Владельцы карьера хоть и старались в деле добычи угля крепко встать на ноги, но все-таки готовы были это хлопотное дело кому-нибудь с выгодой продать. По лицензии от государства они должны были постоянно вести разработку, но и продать карьер лицензия не запрещала. Так, видимо, и хотели владельцы своими правами воспользоваться полностью. Продать с наваром — самое простое. Да покупателей-простаков так и не нашлось. Ну, и вообще, гиблое это дело — копать вглубь, а головой по сторонам вертеть: не схватится ли кто другой за твою лопату?
Ямы в карьере присыпали, но другая напасть обнаружилась: посередке встретилась крепкая кремнистая порода — как терем чёртов какой-то из-под земли обнажился. А вдруг покупателям это сооружение не понравится? Стали его ломать: толкают бульдозером, тросами обвязывают и тянут — не получается. А ничего, через пару лет и зим вода, лед и солнце всё уладили — рассыпался терем, лежит руинами. Теперь и вывезти их некому, да и не для кого.
Шахта в два ствола на месте будущего карьера работала еще в конце 30-х годов, а в Отечественную войну еще три ствола пробили. Сторож помнит их расположение — тогда он был пацаном из деревни Раскатиха, бегал здесь. Он указывает рукой на горку за северным бортом карьера: вон там была водоотливная шахта, на месте карьера — две, одна — вон там, где лесок за южным бортом, говорили раньше: “у мохнатой сосны”, а еще — он указывает на запад — там одна. Как это там? — не верится мне. Ведь угольные пласты по разведке и по геофизике нашей идут строго с юга на север, а он указывает на запад. А он: там-де шахта была, пласты угля и туда заворачивают. Вот уж действительно завернул. А может, правда, и там есть уголь?
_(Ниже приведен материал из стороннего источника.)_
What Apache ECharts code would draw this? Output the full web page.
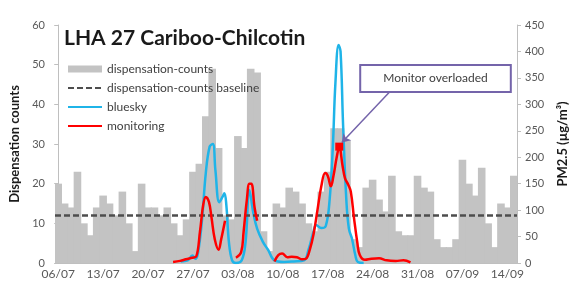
<!DOCTYPE html>
<html><head><meta charset="utf-8">
<script src="https://cdn.jsdelivr.net/npm/echarts@6/dist/echarts.min.js"></script>
<style>html,body{margin:0;padding:0;background:#fff}#c{width:577px;height:289px}</style>
</head><body><div id="c"></div>
<script>
// ---- data ----
const titleText = 'LHA 27 Cariboo-Chilcotin';
const startDay = [2015, 6, 6]; // 06/07
const dayCount = 72;           // 06/07 .. 15/09
const categories = [];
for (let i = 0; i < dayCount; i++) {
  const d = new Date(Date.UTC(startDay[0], startDay[1], startDay[2] + i));
  categories.push(String(d.getUTCDate()).padStart(2, '0') + '/' + String(d.getUTCMonth() + 1).padStart(2, '0'));
}
const dispensationCounts = [20,15,14,23,10,7,14,17,15,12,18,10,3,20,14,14,12,14,10,7,11,23,25,37,49,29,12,11,32,29,49,48,8,3,15,14,19,18,15,10,8,18,23,34,34,31,6,4,19,21,16,13,22,8,7,7,22,19,18,6,4,4,6,26,20,17,24,10,4,15,14,22];
const baselineValue = 12;
// [day index, PM2.5]
const bluesky = [[19.1,3],[20.2,5],[20.9,14],[21.4,8],[21.8,20],[22.4,80],[23.0,170],[23.6,220],[24.1,225],[24.5,175],[25.1,115],[25.6,125],[25.9,132],[26.2,110],[26.6,40],[27.1,5],[27.7,0],[28.6,5],[29.2,40],[29.8,138],[30.4,95],[31.0,65],[31.9,40],[32.7,25],[33.7,5],[35.2,2],[36.7,3],[38.3,5],[39.0,25],[39.8,60],[40.2,72],[41.0,66],[41.7,70],[42.3,120],[42.8,220],[43.2,340],[43.7,412],[44.0,400],[44.4,260],[44.9,120],[45.3,65],[45.8,45],[46.3,15],[46.7,2],[47.6,0]];
const monitoring = [[17.9,2],[19.0,4],[19.9,7],[20.9,10],[21.5,12],[22.1,60],[22.6,110],[23.0,125],[23.5,115],[23.9,85],[24.4,45],[25.0,25],[25.4,45],[26.0,80],[26.8,null],
  [27.7,10],[28.5,20],[28.9,60],[29.4,120],[29.8,150],[30.1,150],[30.6,105],[31.0,80],[32.0,null],
  [33.7,3],[34.3,15],[34.9,18],[35.7,11],[36.4,12],[37.2,11],[38.0,7],[38.6,8],[39.2,25],[39.8,55],[40.4,100],[41.0,145],[41.6,170],[42.0,165],[42.5,145],[42.9,165],[43.4,200],[43.8,220],[44.3,185],[44.7,160],[45.2,148],[45.6,135],[46.1,85],[46.6,40],[47.0,15],[47.8,6],[48.8,8],[50.0,9],[51.2,5],[52.6,4],[53.8,5],[54.9,1]];
const overloadPoint = [43.8, 220];
const noteText = 'Monitor overloaded';
const noteAt = [58.8, 349];
const arrowFrom = [51.6, 323];
const arrowTo = [44.2, 228];
const leftTicks = {min: 0, max: 60, interval: 10};
const rightTicks = {min: 0, max: 450, interval: 50};

// ---- chart ----
const FONT = 'Lato';
const grey = '#595959';
const barColor = '#c3c3c3';
const chart = echarts.init(document.getElementById('c'), null, {renderer: 'canvas'});
chart.setOption({
  animation: false,
  textStyle: {fontFamily: FONT},
  title: {text: titleText, left: 59, top: 23, textStyle: {fontFamily: FONT, fontSize: 21, fontWeight: 'bold', color: '#1a1a1a'}},
  legend: {
    orient: 'vertical', left: 62, top: 58, itemWidth: 34, itemHeight: 7, itemGap: 7,
    textStyle: {fontFamily: FONT, fontSize: 12, color: '#404040'},
    data: [
      {name: 'dispensation-counts', icon: 'rect'},
      {name: 'dispensation-counts baseline', itemStyle: {opacity: 0}},
      {name: 'bluesky', itemStyle: {opacity: 0}},
      {name: 'monitoring', itemStyle: {opacity: 0}}
    ]
  },
  grid: {left: 53, right: 49, top: 25, bottom: 26},
  xAxis: [
    {type: 'category', data: categories, boundaryGap: true,
     axisLine: {lineStyle: {color: '#bfbfbf'}},
     axisTick: {interval: 6, length: 4, lineStyle: {color: '#bfbfbf'}},
     axisLabel: {interval: 6, color: grey, fontSize: 12, margin: 5}},
    {type: 'value', min: -0.5, max: dayCount - 0.5, show: false}
  ],
  yAxis: [
    {type: 'value', ...leftTicks, position: 'left', name: 'Dispensation counts', nameLocation: 'middle', nameGap: 34, nameRotate: 90,
     nameTextStyle: {fontFamily: FONT, fontSize: 13, fontWeight: 'bold', color: '#1a1a1a'},
     splitLine: {show: false}, axisLine: {show: true, lineStyle: {color: '#bfbfbf'}},
     axisTick: {show: true, length: 4, lineStyle: {color: '#bfbfbf'}}, axisLabel: {color: grey, fontSize: 11, margin: 10}},
    {type: 'value', ...rightTicks, position: 'right', name: 'PM2.5 (µg/m³)', nameLocation: 'middle', nameGap: 39, nameRotate: 90,
     nameTextStyle: {fontFamily: FONT, fontSize: 13, fontWeight: 'bold', color: '#1a1a1a'},
     splitLine: {show: false}, axisLine: {show: true, lineStyle: {color: '#bfbfbf'}},
     axisTick: {show: true, length: 4, lineStyle: {color: '#bfbfbf'}}, axisLabel: {color: grey, fontSize: 11, margin: 8}}
  ],
  series: [
    {name: 'dispensation-counts', type: 'bar', xAxisIndex: 0, yAxisIndex: 0, data: dispensationCounts,
     barWidth: 7.6, itemStyle: {color: barColor}, z: 1},
    {name: 'dispensation-counts baseline', type: 'line', xAxisIndex: 0, yAxisIndex: 0, data: [], symbol: 'none',
     itemStyle: {color: '#4d4d4d'}, lineStyle: {color: '#4d4d4d', width: 2.5, type: [6, 3]}, z: 3,
     markLine: {silent: true, symbol: ['none', 'none'], label: {show: false},
       lineStyle: {color: '#4d4d4d', width: 2.5, type: [6, 3]}, data: [{yAxis: baselineValue}]}},
    {name: 'bluesky', type: 'line', xAxisIndex: 1, yAxisIndex: 1, data: bluesky, smooth: 0.4, symbol: 'none',
     itemStyle: {color: '#1fb4e8'}, lineStyle: {color: '#1fb4e8', width: 2.5}, z: 4},
    {name: 'monitoring', type: 'line', xAxisIndex: 1, yAxisIndex: 1, data: monitoring, smooth: 0.4, symbol: 'none', connectNulls: false,
     itemStyle: {color: '#ff0000'}, lineStyle: {color: '#ff0000', width: 2.5}, z: 5,
     markPoint: {silent: true, data: [
       {coord: overloadPoint, symbol: 'rect', symbolSize: 8, itemStyle: {color: '#ff0000'}, label: {show: false}},
       {coord: noteAt, symbol: 'rect', symbolSize: 1, itemStyle: {color: 'rgba(0,0,0,0)'},
        label: {show: true, position: 'inside', formatter: noteText, color: '#404040', fontSize: 12, fontFamily: FONT,
          backgroundColor: '#ffffff', borderColor: '#7464aa', borderWidth: 2, padding: [7, 22, 6, 22]}}
     ]},
     markLine: {silent: true, label: {show: false}, symbolSize: 8,
       lineStyle: {color: '#7464aa', width: 1.5, type: 'solid'},
       data: [[{coord: arrowFrom, symbol: 'none'}, {coord: arrowTo, symbol: 'arrow'}]]}}
  ]
});
</script></body></html>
— Видишь этот лес? — указывает в окошечко будки на сосняк за южным бортом. — Называется “редка”. После войны здесь был реденький соснячок — вот “редкой” и прозвали. Раньше я пацаном по рыжики в редку ходил, а потом подрос, узнал, что в этом лесу хоронили узбеков из трудармии. Закапывали — и всё. И я больше в этот лес не ходок.
Стал я расспрашивать у некоторых местных, почтенного возраста, жителей про узбеков. Сначала отвечали, что не было здесь никаких узбеков. Немцы пленные были, поляки, румыны, венгры. В лагере все жили, работали на строительстве дорог и в шахте. А потом кое-кто вспомнил, что были какие-то нацмены. Да, зимой дороги от снега расчищали: холод, буран, а они в своих халатах трудятся. А жили они, летом и зимой, в каких-то землянках, как раз около этой вот самой редки.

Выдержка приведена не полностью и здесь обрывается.